◆ **Aim**: Omit the pictures and print exactly the lines of the listing below, starting at the first and ending at the line containing "Chart.register(...registerables);".

─── Given data ───

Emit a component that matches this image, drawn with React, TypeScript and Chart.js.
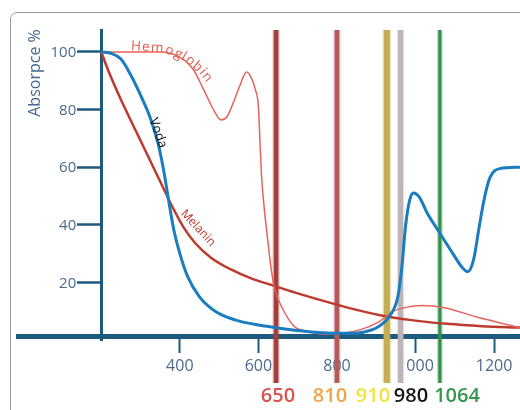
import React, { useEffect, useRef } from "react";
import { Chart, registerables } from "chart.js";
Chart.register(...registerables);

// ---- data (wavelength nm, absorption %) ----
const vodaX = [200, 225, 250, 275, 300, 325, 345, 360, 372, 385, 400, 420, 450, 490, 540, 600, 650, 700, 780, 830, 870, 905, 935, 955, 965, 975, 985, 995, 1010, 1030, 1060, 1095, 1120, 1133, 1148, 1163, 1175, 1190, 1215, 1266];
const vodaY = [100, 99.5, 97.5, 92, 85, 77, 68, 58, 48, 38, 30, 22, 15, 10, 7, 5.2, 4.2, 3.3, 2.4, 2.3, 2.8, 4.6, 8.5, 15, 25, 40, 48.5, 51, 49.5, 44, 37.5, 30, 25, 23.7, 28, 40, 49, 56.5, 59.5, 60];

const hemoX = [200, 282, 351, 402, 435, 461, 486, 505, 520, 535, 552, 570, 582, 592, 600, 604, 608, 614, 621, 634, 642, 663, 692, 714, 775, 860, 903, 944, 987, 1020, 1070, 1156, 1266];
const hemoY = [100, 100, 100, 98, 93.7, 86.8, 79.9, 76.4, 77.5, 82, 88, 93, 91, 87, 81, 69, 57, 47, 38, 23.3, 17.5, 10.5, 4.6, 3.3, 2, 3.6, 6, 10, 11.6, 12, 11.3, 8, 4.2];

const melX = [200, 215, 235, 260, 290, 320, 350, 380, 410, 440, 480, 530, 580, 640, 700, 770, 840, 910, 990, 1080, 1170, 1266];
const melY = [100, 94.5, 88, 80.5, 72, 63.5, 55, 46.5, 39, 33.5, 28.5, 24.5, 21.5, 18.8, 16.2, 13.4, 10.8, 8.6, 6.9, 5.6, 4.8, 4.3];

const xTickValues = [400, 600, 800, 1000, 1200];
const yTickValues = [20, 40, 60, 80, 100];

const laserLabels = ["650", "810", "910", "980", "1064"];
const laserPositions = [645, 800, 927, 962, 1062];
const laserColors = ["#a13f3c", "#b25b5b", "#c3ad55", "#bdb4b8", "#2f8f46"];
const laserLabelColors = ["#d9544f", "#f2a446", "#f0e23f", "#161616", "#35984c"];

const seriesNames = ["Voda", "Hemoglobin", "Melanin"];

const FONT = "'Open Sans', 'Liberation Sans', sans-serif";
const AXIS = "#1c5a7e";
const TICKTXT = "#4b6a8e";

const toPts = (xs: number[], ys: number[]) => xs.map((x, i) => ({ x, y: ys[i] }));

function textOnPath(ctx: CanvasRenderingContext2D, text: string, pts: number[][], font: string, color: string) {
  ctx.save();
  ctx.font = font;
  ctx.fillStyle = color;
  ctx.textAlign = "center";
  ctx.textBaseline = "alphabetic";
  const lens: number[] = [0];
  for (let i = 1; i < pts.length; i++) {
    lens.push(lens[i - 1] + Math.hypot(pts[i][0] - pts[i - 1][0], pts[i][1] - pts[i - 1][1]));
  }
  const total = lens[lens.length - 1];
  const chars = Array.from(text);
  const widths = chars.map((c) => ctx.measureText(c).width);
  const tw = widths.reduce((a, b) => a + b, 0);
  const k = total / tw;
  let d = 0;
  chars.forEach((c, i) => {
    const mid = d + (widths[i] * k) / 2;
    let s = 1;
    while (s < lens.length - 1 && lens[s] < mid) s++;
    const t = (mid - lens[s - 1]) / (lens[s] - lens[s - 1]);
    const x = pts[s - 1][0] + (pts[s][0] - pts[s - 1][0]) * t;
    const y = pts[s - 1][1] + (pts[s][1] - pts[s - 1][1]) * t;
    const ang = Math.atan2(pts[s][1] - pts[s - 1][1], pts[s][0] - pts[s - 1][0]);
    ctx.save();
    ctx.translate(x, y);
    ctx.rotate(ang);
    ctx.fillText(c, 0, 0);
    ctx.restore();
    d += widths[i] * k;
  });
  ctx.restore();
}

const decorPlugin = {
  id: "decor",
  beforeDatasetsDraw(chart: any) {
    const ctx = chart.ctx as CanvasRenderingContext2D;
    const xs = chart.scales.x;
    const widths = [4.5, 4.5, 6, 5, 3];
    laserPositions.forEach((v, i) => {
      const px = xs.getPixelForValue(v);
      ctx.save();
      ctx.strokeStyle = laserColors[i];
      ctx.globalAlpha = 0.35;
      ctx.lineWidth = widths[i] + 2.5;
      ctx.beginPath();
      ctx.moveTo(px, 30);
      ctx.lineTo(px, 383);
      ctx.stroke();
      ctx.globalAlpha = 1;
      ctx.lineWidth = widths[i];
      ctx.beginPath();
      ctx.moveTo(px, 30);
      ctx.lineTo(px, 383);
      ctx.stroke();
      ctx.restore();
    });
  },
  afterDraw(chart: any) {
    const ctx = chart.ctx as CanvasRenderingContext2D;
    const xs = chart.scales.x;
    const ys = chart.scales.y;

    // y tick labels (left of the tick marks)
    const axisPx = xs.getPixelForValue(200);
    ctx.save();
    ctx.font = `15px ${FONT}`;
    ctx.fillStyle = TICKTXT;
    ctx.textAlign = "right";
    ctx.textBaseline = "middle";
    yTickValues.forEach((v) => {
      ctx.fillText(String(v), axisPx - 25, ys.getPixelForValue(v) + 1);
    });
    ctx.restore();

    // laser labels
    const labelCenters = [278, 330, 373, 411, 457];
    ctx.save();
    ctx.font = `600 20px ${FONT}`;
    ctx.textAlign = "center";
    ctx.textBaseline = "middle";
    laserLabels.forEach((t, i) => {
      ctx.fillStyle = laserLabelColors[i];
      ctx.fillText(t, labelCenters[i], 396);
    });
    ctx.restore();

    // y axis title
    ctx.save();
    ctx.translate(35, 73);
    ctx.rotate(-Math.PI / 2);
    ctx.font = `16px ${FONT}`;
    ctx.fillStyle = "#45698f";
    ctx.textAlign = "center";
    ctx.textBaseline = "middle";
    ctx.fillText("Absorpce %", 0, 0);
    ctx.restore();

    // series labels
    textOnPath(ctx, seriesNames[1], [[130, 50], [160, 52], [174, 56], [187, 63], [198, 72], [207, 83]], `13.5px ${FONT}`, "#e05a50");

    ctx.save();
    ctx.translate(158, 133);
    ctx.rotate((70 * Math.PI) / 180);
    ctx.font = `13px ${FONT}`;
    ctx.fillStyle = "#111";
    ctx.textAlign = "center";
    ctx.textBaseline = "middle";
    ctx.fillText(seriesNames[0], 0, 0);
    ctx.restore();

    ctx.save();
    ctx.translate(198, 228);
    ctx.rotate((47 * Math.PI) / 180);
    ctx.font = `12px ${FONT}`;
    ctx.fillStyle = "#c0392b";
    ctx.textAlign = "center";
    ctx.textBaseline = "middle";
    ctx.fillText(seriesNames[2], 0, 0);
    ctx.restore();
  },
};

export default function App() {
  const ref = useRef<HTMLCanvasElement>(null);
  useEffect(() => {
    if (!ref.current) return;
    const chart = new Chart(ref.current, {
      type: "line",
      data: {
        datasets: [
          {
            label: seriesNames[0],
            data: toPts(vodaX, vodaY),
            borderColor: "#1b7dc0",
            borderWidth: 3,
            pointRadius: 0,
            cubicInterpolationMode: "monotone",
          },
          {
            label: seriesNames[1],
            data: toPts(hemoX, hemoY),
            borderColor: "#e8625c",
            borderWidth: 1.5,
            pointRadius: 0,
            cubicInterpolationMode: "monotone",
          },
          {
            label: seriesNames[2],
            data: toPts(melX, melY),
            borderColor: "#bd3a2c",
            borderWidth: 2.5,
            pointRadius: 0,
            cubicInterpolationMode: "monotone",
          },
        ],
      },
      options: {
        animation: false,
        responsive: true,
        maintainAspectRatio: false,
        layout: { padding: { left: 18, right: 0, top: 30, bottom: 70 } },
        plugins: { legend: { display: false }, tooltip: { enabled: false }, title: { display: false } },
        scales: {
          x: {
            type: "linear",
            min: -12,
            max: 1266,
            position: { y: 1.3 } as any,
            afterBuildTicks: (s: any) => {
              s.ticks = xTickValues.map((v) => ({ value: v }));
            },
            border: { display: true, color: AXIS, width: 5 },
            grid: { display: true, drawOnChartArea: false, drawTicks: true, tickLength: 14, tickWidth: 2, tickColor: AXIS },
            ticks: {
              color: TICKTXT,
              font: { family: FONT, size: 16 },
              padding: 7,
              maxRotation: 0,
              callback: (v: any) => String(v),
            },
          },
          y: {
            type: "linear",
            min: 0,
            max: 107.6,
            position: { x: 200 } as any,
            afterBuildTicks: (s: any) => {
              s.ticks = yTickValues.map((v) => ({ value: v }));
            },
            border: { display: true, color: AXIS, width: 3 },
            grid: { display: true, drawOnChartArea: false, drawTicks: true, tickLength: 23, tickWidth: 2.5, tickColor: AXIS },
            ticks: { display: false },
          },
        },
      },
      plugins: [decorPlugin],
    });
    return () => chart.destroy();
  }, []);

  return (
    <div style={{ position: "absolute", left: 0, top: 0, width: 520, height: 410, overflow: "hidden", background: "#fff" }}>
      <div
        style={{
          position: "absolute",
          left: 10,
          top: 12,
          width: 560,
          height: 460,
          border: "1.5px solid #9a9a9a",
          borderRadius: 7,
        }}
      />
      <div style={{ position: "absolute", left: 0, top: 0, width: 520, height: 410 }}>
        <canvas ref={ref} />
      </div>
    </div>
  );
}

───

◆ **Task output**:
Emit a component that matches this image, drawn with React, TypeScript and Chart.js.
import React, { useEffect, useRef } from "react";
import { Chart, registerables } from "chart.js";
Chart.register(...registerables);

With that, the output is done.